Overfishing has become an increasingly detrimental environmental issue over the past few decades and the practice has created long-term harm to our oceans. According to Wildlife Extra News, “Populations of numerous migratory fish species in the North Atlantic have declined by more than 95 percent, threatening not only food supplies and economic systems, but also the way humans perceive the health of the planet’s ecosystems” (WEN 2009). 95 percent is an alarmingly high number and certain species are in even further decline.

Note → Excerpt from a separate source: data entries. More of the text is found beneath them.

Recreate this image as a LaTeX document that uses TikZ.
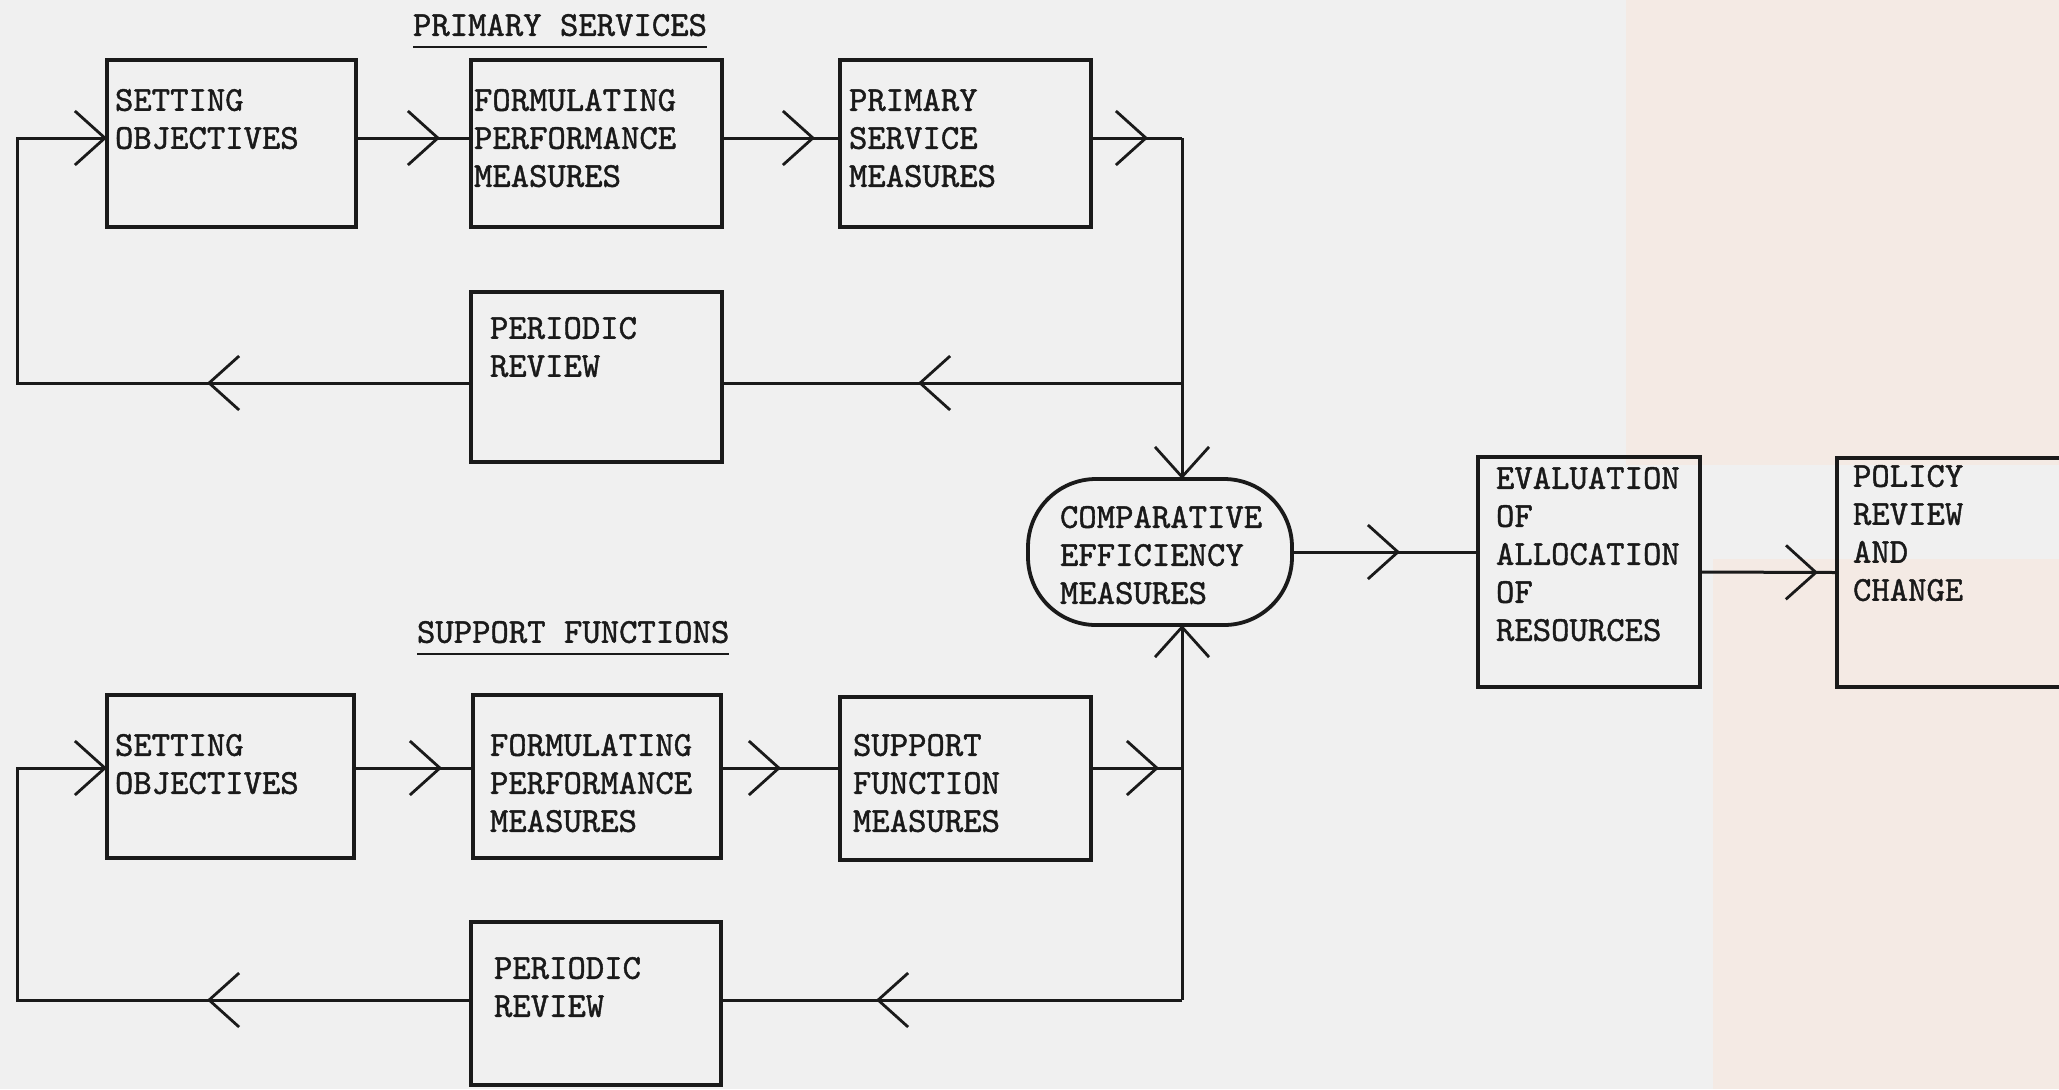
\documentclass[tikz,border=0pt]{standalone}
\usepackage{fontspec}
\newfontfamily\tw{lmmono10-regular}[Extension=.otf, FakeBold=1.2]
\usetikzlibrary{arrows.meta,decorations.markings}
\definecolor{paper}{HTML}{F0F0F0}
\definecolor{tint}{HTML}{F4EAE4}
\definecolor{ink}{HTML}{1A1A1A}
\tikzset{
  box/.style={draw=ink, line width=1.9pt, rectangle, inner sep=0pt, outer sep=0pt},
  txt/.style={anchor=north west, inner sep=0pt, outer sep=0pt, align=left,
              text=ink, font=\tw\fontsize{17.5}{19}\selectfont},
  flow/.style={draw=ink, line width=1.5pt},
  ulin/.style={draw=ink, line width=1.3pt},
  barb/.tip={Straight Barb[length=15pt,width=27pt,line width=1.4pt]},
  vtip/.style={postaction={decorate},
               decoration={markings, mark=at position #1 with {\arrow{barb}}}},
  tipend/.style={-barb},
}
\begin{document}
\begin{tikzpicture}[x=0.5pt, y=-0.5pt]
  \useasboundingbox (0,0) rectangle (2059,1089);
  \clip (0,0) rectangle (2059,1089);

  % paper
  \fill[paper] (0,0) rectangle (2059,1089);
  \fill[tint] (1626,0) rectangle (2059,465);
  \fill[tint] (1713,559) rectangle (2059,1089);

  % primary services row
  \node[txt] (lps) at (413,14) {PRIMARY SERVICES};
  \draw[ulin] ([yshift=-5.5pt]lps.south west) -- ([yshift=-5.5pt]lps.south east);

  \node[box, minimum width=124.5pt, minimum height=83.5pt] (s1) at (231.5,143.5) {};
  \node[box, minimum width=125.5pt, minimum height=83.5pt] (f1) at (596.5,143.5) {};
  \node[box, minimum width=125.5pt, minimum height=83.5pt] (p1) at (965.5,143.5) {};
  \node[box, minimum width=125.5pt, minimum height=85pt]   (r1) at (596.5,377) {};

  \node[txt] (ts1) at (115,89)  {SETTING\\OBJECTIVES};
  \node[txt] (tf1) at (474,89)  {FORMULATING\\PERFORMANCE\\MEASURES};
  \node[txt] (tp1) at (849,89)  {PRIMARY\\SERVICE\\MEASURES};
  \node[txt] (tr1) at (490,317) {PERIODIC\\REVIEW};

  % support functions row
  \node[txt] (lsf) at (417,621) {SUPPORT FUNCTIONS};
  \draw[ulin] ([yshift=-5.5pt]lsf.south west) -- ([yshift=-5.5pt]lsf.south east);

  \node[box, minimum width=123.5pt, minimum height=81.5pt] (s2) at (230.5,776.5) {};
  \node[box, minimum width=124pt,   minimum height=81.5pt] (f2) at (597,776.5) {};
  \node[box, minimum width=125.5pt, minimum height=81.5pt] (p2) at (965.5,778.5) {};
  \node[box, minimum width=125pt,   minimum height=81.5pt] (r2) at (596,1003.5) {};

  \node[txt] (ts2) at (115,734) {SETTING\\OBJECTIVES};
  \node[txt] (tf2) at (490,734) {FORMULATING\\PERFORMANCE\\MEASURES};
  \node[txt] (tp2) at (853,734) {SUPPORT\\FUNCTION\\MEASURES};
  \node[txt] (tr2) at (494,957) {PERIODIC\\REVIEW};

  % comparison, evaluation, policy
  \node[box, rounded corners=34pt, minimum width=132pt, minimum height=73pt] (cm) at (1160,552) {};
  \node[txt] (tcm) at (1060,506) {COMPARATIVE\\EFFICIENCY\\MEASURES};

  \node[box, minimum width=111pt, minimum height=115pt] (ev) at (1589,572) {};
  \node[txt] (tev) at (1496,467) {EVALUATION\\OF\\ALLOCATION\\OF\\RESOURCES};

  \node[box, minimum width=131.5pt, minimum height=114.5pt] (pol) at (1968.5,572.5) {};
  \node[txt] (tpol) at (1853,465) {POLICY\\REVIEW\\AND\\CHANGE};

  % junctions and loop corners
  \coordinate (jt) at (1182,138);
  \coordinate (jl) at (1182,383);
  \coordinate (lt) at (17,383);
  \coordinate (lu) at (17,138);
  \coordinate (jb) at (1182,768);
  \coordinate (jd) at (1182,1000);
  \coordinate (ld) at (17,1000);
  \coordinate (lv) at (17,768);

  % primary services flow
  \draw[flow, vtip=-15.5pt] (s1.east |- jt) -- (f1.west |- jt);
  \draw[flow, vtip=-12.5pt] (f1.east |- jt) -- (p1.west |- jt);
  \draw[flow, vtip=-17pt]   (p1.east |- jt) -- (jt);
  \draw[flow, tipend]       (jt) -- (jt |- cm.north);
  \draw[flow, vtip=-98pt]   (jl) -- (r1.east |- jl);
  \draw[flow, vtip=132pt, tipend] (r1.west |- jl) -- (lt) -- (lu) -- (s1.west |- lu);

  % support functions flow
  \draw[flow, vtip=-15.5pt] (s2.east |- jb) -- (f2.west |- jb);
  \draw[flow, vtip=-29.5pt] (f2.east |- jb) -- (p2.west |- jb);
  \draw[flow, vtip=-11.5pt] (p2.east |- jb) -- (jb);
  \draw[flow, tipend]       (jd) -- (jd |- cm.south);
  \draw[flow, vtip=-77.5pt] (jd) -- (r2.east |- jd);
  \draw[flow, vtip=132pt, tipend] (r2.west |- jd) -- (ld) -- (lv) -- (s2.west |- lv);

  % evaluation chain
  \draw[flow, vtip=-39pt]  (cm.east) -- (ev.west |- cm.east);
  \draw[flow, vtip=-9.5pt] (ev.east) -- (pol.west);
\end{tikzpicture}
\end{document}
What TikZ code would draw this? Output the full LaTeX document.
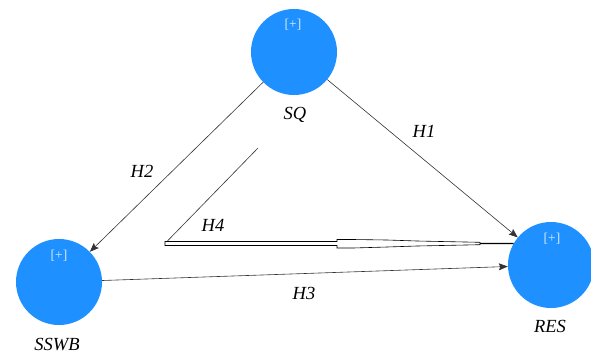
\documentclass[tikz,border=0pt]{standalone}
\usepackage{fontspec}
\setmainfont{Liberation Serif}
\usepackage{xcolor}
\usetikzlibrary{positioning,calc,arrows.meta}
\definecolor{cblue}{HTML}{1E90FF}
\definecolor{cplus}{HTML}{D6EBFF}
\definecolor{cline}{HTML}{333333}

\begin{document}
\begin{tikzpicture}[x=1pt, y=-1pt, >=Stealth,
  lv/.style={circle, fill=cblue, draw=none, minimum size=86pt, inner sep=0pt},
  plus/.style={font=\fontsize{13.5}{15}\selectfont, text=cplus},
  lab/.style={font=\fontsize{18.5}{21}\selectfont\itshape, text=black},
  arr/.style={-{Stealth[length=9pt, width=7pt, inset=1.5pt]}, line width=0.6pt, draw=cline}]
  \useasboundingbox (0,0) rectangle (591,354);
  % --- latent variables
  \node[lv] (sq)   at (294,52)  {};
  \node[lv] (sswb) at (59,282)  {};
  \node[lv] (res)  at (551,265) {};
  \node[plus] (sqp)   at (293,25)  {[+]};
  \node[plus] (sswbp) at (59,256)  {[+]};
  \node[plus] (resp)  at (552,239) {[+]};
  \node[lab] (sql)   at (295,115) {SQ};
  \node[lab] (sswbl) at (57,345)  {SSWB};
  \node[lab] (resl)  at (550,326) {RES};
  % --- paths
  \draw[arr] (sq)   -- (sswb);
  \draw[arr] (sq)   -- (res);
  \draw[arr] (sswb) -- (res);
  \node[lab] (h1) at (424,131) {H1};
  \node[lab] (h2) at (142,171) {H2};
  \node[lab] (h3) at (304,293) {H3};
  \node[lab] (h4) at (213,225) {H4};
  % --- moderating path H4
  \coordinate (h4top)  at (258,148);
  \coordinate (h4bend) at (165,243.5);
  \coordinate (h4tip)  at (480,243.5);
  \draw[line width=0.6pt, draw=cline] (h4top) -- (h4bend);
  \draw[line width=0.6pt, fill=white]
    (165,241.5) -- (337,241.5) -- (337,239.5) -- (353,239.5) -- (387,240)
    -- (417,241) -- (480,242.3) -- (480,244.7) -- (417,246) -- (387,247)
    -- (353,248) -- (337,248) -- (337,245.5) -- (165,245.5) -- cycle;
  \draw[line width=1.2pt] (h4tip) -- (res.150);
\end{tikzpicture}
\end{document}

With those numbers in mind, it is important to be aware of possible alternatives to overfishing. To keep certain species from being wiped out all together due to mile length nets catching intended fish species as well as by-catch, some organizations have formulated ways to decrease this harm to ocean ecosystems. Hong Kong issued a Marine Fish Culture Ordinance that allows few specific recreational fishing operations and requires consent forms, contains strict rules, and forbids recreational fisheries from interfering with the culture environment (Agriculture, Fisheries, and Conservation Department). Having such rules and restrictions helps to maintain and conserve current operations without the underwater ecosystem taking a further hit.
Other solutions include policy implementation that would prevent fishermen to use trawl nets that are big enough to hold 13 airplanes at the opening. However, this policy implementation would be complicated since it would restrict fishermen’s profits. In that case, some recommend setting stricter regulation and supervision at fisheries to ensure that companies are not cutting corners or farming more fish than permitted. From a consumer perspective, the best solution is to decrease the amount of fish in one’s diet in order to put less stress and demand on the seafood market. This would take a long time, but if enough people reduced the amount of fish they ate, fisheries may not need to se such large nets to catch all sorts of marine species.